The attendees spent 45 minutes brainstorming in small groups, then voiced their concerns during an open-microphone session. Held at Hanshaw Middle School in south Modesto, the meeting was the first of two public budget forums.
The district's Board of Education -- the group that will make the final decision on cuts -- attended to observe and collect ideas. Trustee Gary Lopez was absent because he had to work.
Listing priorities and areas to cut was difficult for some attendees because estimated price tags were not available.
"Without the dollar figures, it's like cutting your grass at night," said Dante Concepcion, about the lack of information. Concepcion teaches fourth grade at Bret Harte Elementary.

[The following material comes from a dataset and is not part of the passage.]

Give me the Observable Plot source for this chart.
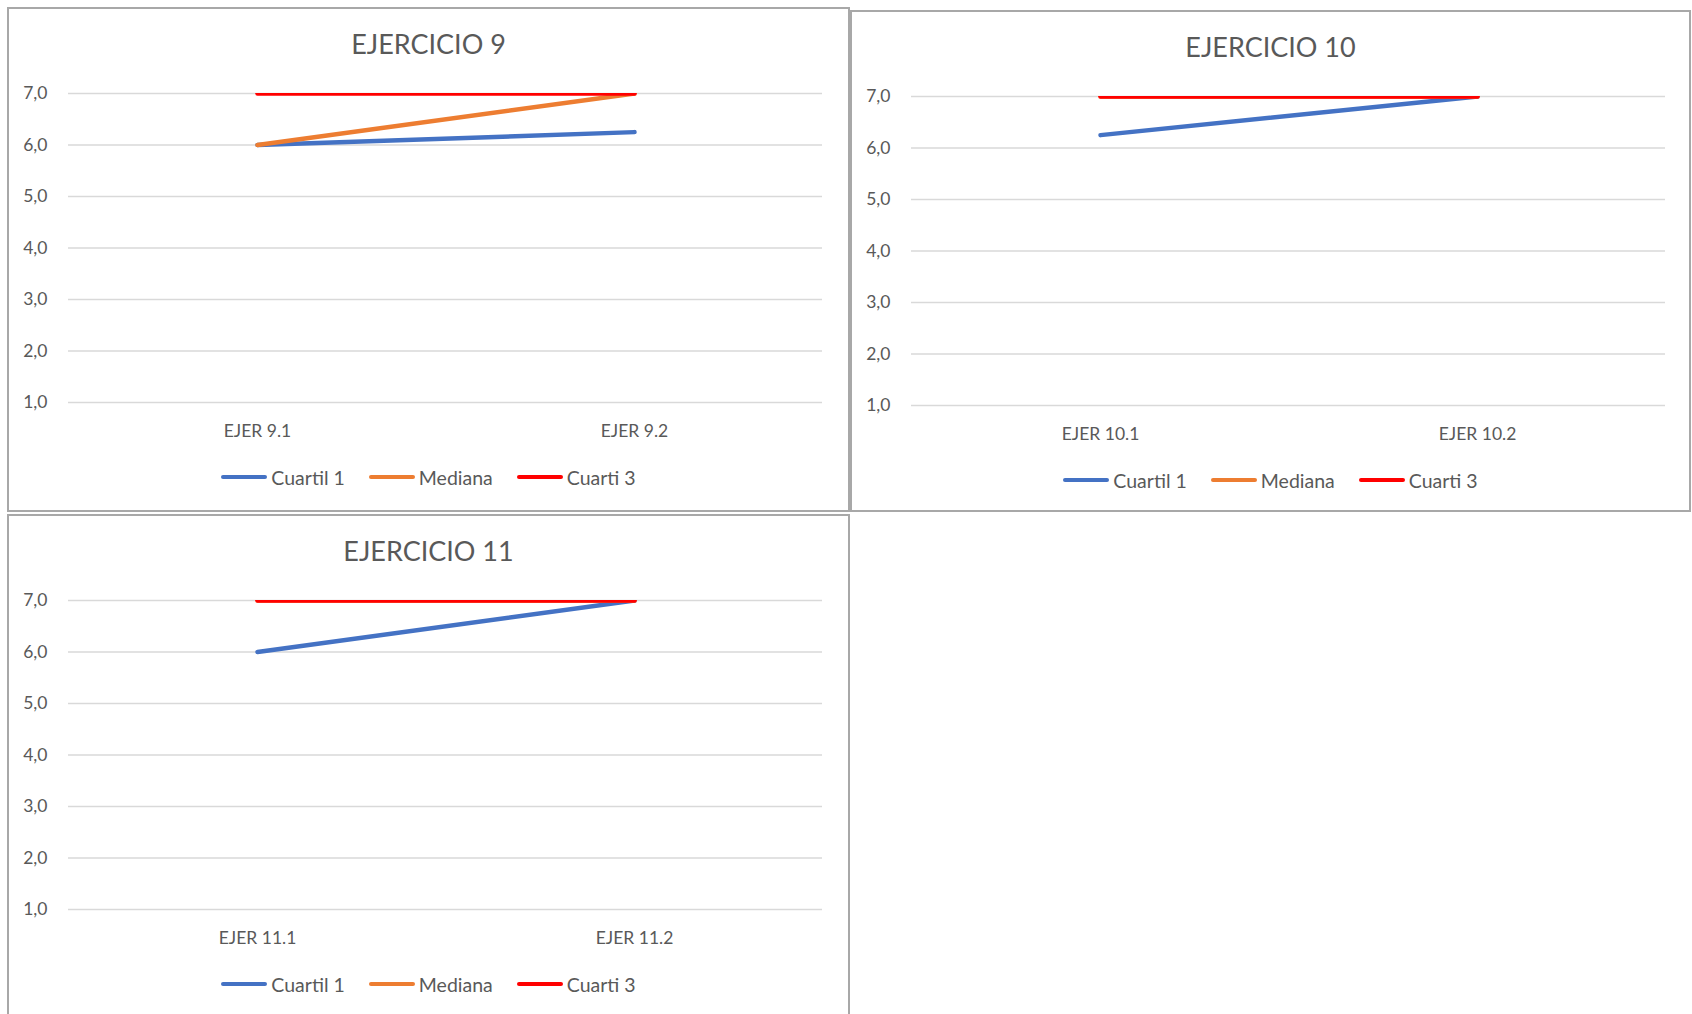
<!DOCTYPE html>
<html>
<head>
<meta charset="utf-8">
<script src="https://cdn.jsdelivr.net/npm/d3@7"></script>
<script src="https://cdn.jsdelivr.net/npm/@observablehq/plot@0.6"></script>
<style>
  html, body { margin: 0; padding: 0; background: #ffffff; }
  body { width: 1692px; height: 1014px; position: relative; overflow: hidden; font-family: Lato, "Open Sans", sans-serif; }
  .panel { position: absolute; box-sizing: border-box; border: 2px solid #a8a8a8; background: #fff; overflow: hidden; }
  .title { position: absolute; left: 0; right: 0; top: 18px; height: 34px; line-height: 34px; text-align: center; font-size: 27px; color: #595959; }
  .chart { position: absolute; left: 0; top: 60px; }
  .legend { position: absolute; left: 0; right: 0; height: 52px; display: flex; justify-content: center; align-items: center; gap: 24px; font-size: 19.5px; color: #595959; }
  .item { display: flex; align-items: center; gap: 4px; }
  .swatch { width: 46px; height: 4px; border-radius: 2px; }
</style>
</head>
<body>
<script>
// Series shown in every panel, with their colours
const seriesNames = ["Cuartil 1", "Mediana", "Cuarti 3"];
const seriesColors = ["#4472C4", "#ED7D31", "#FF0000"];

// Y axis ticks
const yTicks = [1, 2, 3, 4, 5, 6, 7];

// EJERCICIO 9
const ej9Labels = ["EJER 9.1", "EJER 9.2"];
const ej9Cuartil1 = [6.0, 6.25];
const ej9Mediana = [6.0, 7.0];
const ej9Cuarti3 = [7.0, 7.0];

// EJERCICIO 10
const ej10Labels = ["EJER 10.1", "EJER 10.2"];
const ej10Cuartil1 = [6.25, 7.0];
const ej10Mediana = [7.0, 7.0];
const ej10Cuarti3 = [7.0, 7.0];

// EJERCICIO 11
const ej11Labels = ["EJER 11.1", "EJER 11.2"];
const ej11Cuartil1 = [6.0, 7.0];
const ej11Mediana = [7.0, 7.0];
const ej11Cuarti3 = [7.0, 7.0];

const panels = [
  {title: "EJERCICIO 9", labels: ej9Labels, values: [ej9Cuartil1, ej9Mediana, ej9Cuarti3], left: 7, top: 7, width: 843, height: 505},
  {title: "EJERCICIO 10", labels: ej10Labels, values: [ej10Cuartil1, ej10Mediana, ej10Cuarti3], left: 850, top: 10, width: 841, height: 502},
  {title: "EJERCICIO 11", labels: ej11Labels, values: [ej11Cuartil1, ej11Mediana, ej11Cuarti3], left: 7, top: 514, width: 843, height: 520}
];

const fmt = d => d.toFixed(1).replace(".", ",");

for (const p of panels) {
  const panel = document.createElement("div");
  panel.className = "panel";
  Object.assign(panel.style, {left: p.left + "px", top: p.top + "px", width: p.width + "px", height: p.height + "px"});
  document.body.appendChild(panel);

  const title = document.createElement("div");
  title.className = "title";
  title.textContent = p.title;
  panel.appendChild(title);

  const innerWidth = p.width - 4;
  const rows = [];
  p.values.forEach((vals, si) => vals.forEach((v, i) => rows.push({serie: seriesNames[si], label: p.labels[i], value: v})));

  const chart = Plot.plot({
    width: innerWidth,
    height: 383,
    marginLeft: 59,
    marginRight: innerWidth - 813,
    marginTop: 24,
    marginBottom: 50,
    style: {fontFamily: "Lato, 'Open Sans', sans-serif", fontSize: "17.5px", color: "#595959", background: "transparent"},
    x: {type: "point", domain: p.labels, padding: 0.5},
    y: {domain: [1, 7]},
    color: {domain: seriesNames, range: seriesColors},
    marks: [
      Plot.ruleY(yTicks, {stroke: "#d9d9d9", strokeWidth: 1.6}),
      Plot.axisY(yTicks, {tickSize: 0, tickPadding: 21, tickFormat: fmt, label: null}),
      Plot.axisX({tickSize: 0, tickPadding: 22, label: null}),
      ...seriesNames.map(s => Plot.line(rows.filter(r => r.serie === s), {
        x: "label", y: "value", stroke: "serie", strokeWidth: 4.5, strokeLinecap: "round", clip: true
      }))
    ]
  });
  chart.classList.add("chart");
  panel.appendChild(chart);

  const legend = document.createElement("div");
  legend.className = "legend";
  legend.style.top = (60 + 382) + "px";
  seriesNames.forEach((s, i) => {
    const item = document.createElement("div");
    item.className = "item";
    const sw = document.createElement("span");
    sw.className = "swatch";
    sw.style.background = seriesColors[i];
    const tx = document.createElement("span");
    tx.textContent = s;
    item.appendChild(sw);
    item.appendChild(tx);
    legend.appendChild(item);
  });
  panel.appendChild(legend);
}
</script>
</body>
</html>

Trustees said as many as 75 percent of the participants worked for the school district, possibly skewing the input they collected. Many of those groups called for trims in the administrative ranks.
Support programs praised
One of Monday night's themes was the importance of keeping support programs such as AVID, or Advancement Via Individual Determination, which offers tutoring and counseling to students who would be the first in their family to attend college. Several middle and high school students spoke about how they've benefited from the program.
One resident wondered about the necessity of buying new textbooks as often as the district does.
"I guess I'd like more information on textbook purchases," said Jennifer Ward. "The purchases seem outrageous and quite a waste, not only for our tax dollars but for our planet."
Marshall Elementary School parent Nora Ramos was among several people who urged administrators and trustees to look for community partnerships.
Ramos said she's worried that teachers will be overwhelmed with students if class sizes increase. If that's the case, officials should search for parent volunteers to be in class to help support teachers and students and add another set of eyes in classrooms, she said.
"A lot of parents are not working right now," she said. "If I could (volunteer in classes) with six kids, I know other people can, too."